As part of a Spring 2017 launch of new products, Stanley is unveiling a strange device that looks something like a futuristic fuel cell that fits snugly in your travel mug: The Quick Sip.
The purpose of this unusual doohickey is to counteract the insulating wonders of vacuum insulated mugs and bottles just enough to make your coffee drinkably hot, not scorching hot, and keep it there.
At the heart of this unassuming gizmo is Stanley’s “TempCore” technology, a “non-toxic, petroleum based wax” that’s thermally reactive, changing physical state based on temperature.
Here’s how it works: Place the Quick Sip inside your mug, pour in nuclear-hot coffee (defined as anything above the industry-accepted 175-degree “drinkable” threshold), and the wax inside the rod (a solid at room temp.) quickly absorbs the heat from the beverage, melting to a liquid in the process.
Then, as the coffee cools, the hot liquid wax radiates heat back into your java, keeping it in an “ideal zone” of not too hot, not too cool. Stanley claims a 200-degree beverage will reach the drinkable limit in less than a minute, and hold between 140 and 160 degrees for six hours.
Will It Sell?
The good news is that with silicone at its base and top flaps, the Quick Sip won’t fall out of your cup when you drink and is easy to slide in. Plus, sealed in its stainless steel walls, the Temp Core wax lasts indefinitely.

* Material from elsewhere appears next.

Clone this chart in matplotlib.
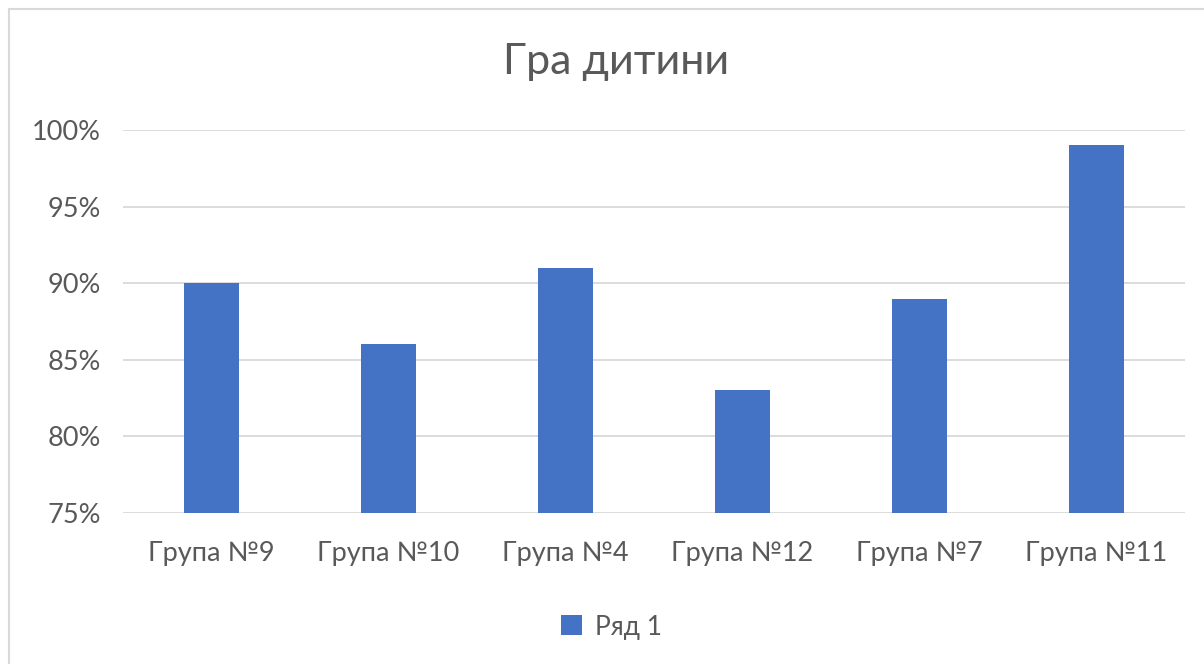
import matplotlib.pyplot as plt
from matplotlib.patches import Rectangle
from matplotlib.ticker import PercentFormatter

# Дані
groups = ['Група №9', 'Група №10', 'Група №4', 'Група №12', 'Група №7', 'Група №11']
values = [0.90, 0.86, 0.91, 0.83, 0.89, 0.99]
y_ticks = [0.75, 0.80, 0.85, 0.90, 0.95, 1.00]

text_color = '#595959'
bar_color = '#4472C4'
grid_color = '#d9d9d9'

plt.rcParams['font.family'] = ['Lato', 'DejaVu Sans']

fig = plt.figure(figsize=(12.04, 6.64), dpi=100)

# рамка діаграми
fig.patches.append(Rectangle((9 / 1204, -0.05), 1.2, 1.05 - 9 / 664,
                             transform=fig.transFigure, fill=False,
                             edgecolor='#d9d9d9', linewidth=1.5))

ax = fig.add_axes([123 / 1204, 1 - 513 / 664, 1062 / 1204, 383 / 664])

x = range(len(groups))
ax.bar(x, values, width=0.31, color=bar_color, label='Ряд 1', zorder=3)

ax.set_xlim(-0.5, len(groups) - 0.5)
ax.set_ylim(0.75, 1.0)
ax.set_yticks(y_ticks)
ax.yaxis.set_major_formatter(PercentFormatter(1.0, decimals=0))
ax.set_xticks(list(x))
ax.set_xticklabels(groups)

ax.grid(axis='y', color=grid_color, linewidth=1.3, zorder=0)
for s in ax.spines.values():
    s.set_visible(False)
ax.tick_params(length=0, colors=text_color)
ax.tick_params(axis='x', pad=20, labelsize=19.5)
ax.tick_params(axis='y', pad=16, labelsize=19.5)

fig.text(0.512, 1 - 62 / 664, 'Гра дитини', ha='center', va='center',
         fontsize=31, color=text_color)

leg = fig.legend(loc='center', bbox_to_anchor=(0.508, 1 - 627 / 664), frameon=False,
                 fontsize=19, handlelength=0.8, handleheight=0.8, handletextpad=0.5)
for t in leg.get_texts():
    t.set_color(text_color)

fig.savefig('out.png', dpi=100)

The bad news is that you have to leave the rod in your cup while you drink for it to work. The ramifications are two-fold – the Quick Sip takes up about 5 ounces of space inside your cup (meaning less coffee), and you have to remember to put it in your cup before pouring in liquid, otherwise you risk a hot, sloppy mess.
The concept has seen success in other products – Yecup offers an electric mug that can heat, cool, and maintain your beverage’s temp. (and charge your phone!), but requires power. And last year, a wildly successful Kickstarter campaign funded the “Temperfect Mug” tenfold.
That design built temperature regulation into the mug itself, no insert needed. Stanley considered this approach, but recognized that the same science that makes Quick Sip great for hot beverages would make it terrible for cold ones – it would radiate heat to warm your iced tea, then hold it at an abysmal room temperature. So, removable rod it was.
The Quick Sip hits the market in Spring 2017 and will retail for $15, or you can get a quick sip with 18-oz travel mug for $45. It works in many other travel mugs, and although we haven’t tested it, sounds like an option for those averse to overly hot drinks. Or you could add a couple cubes of ice. Would you use it?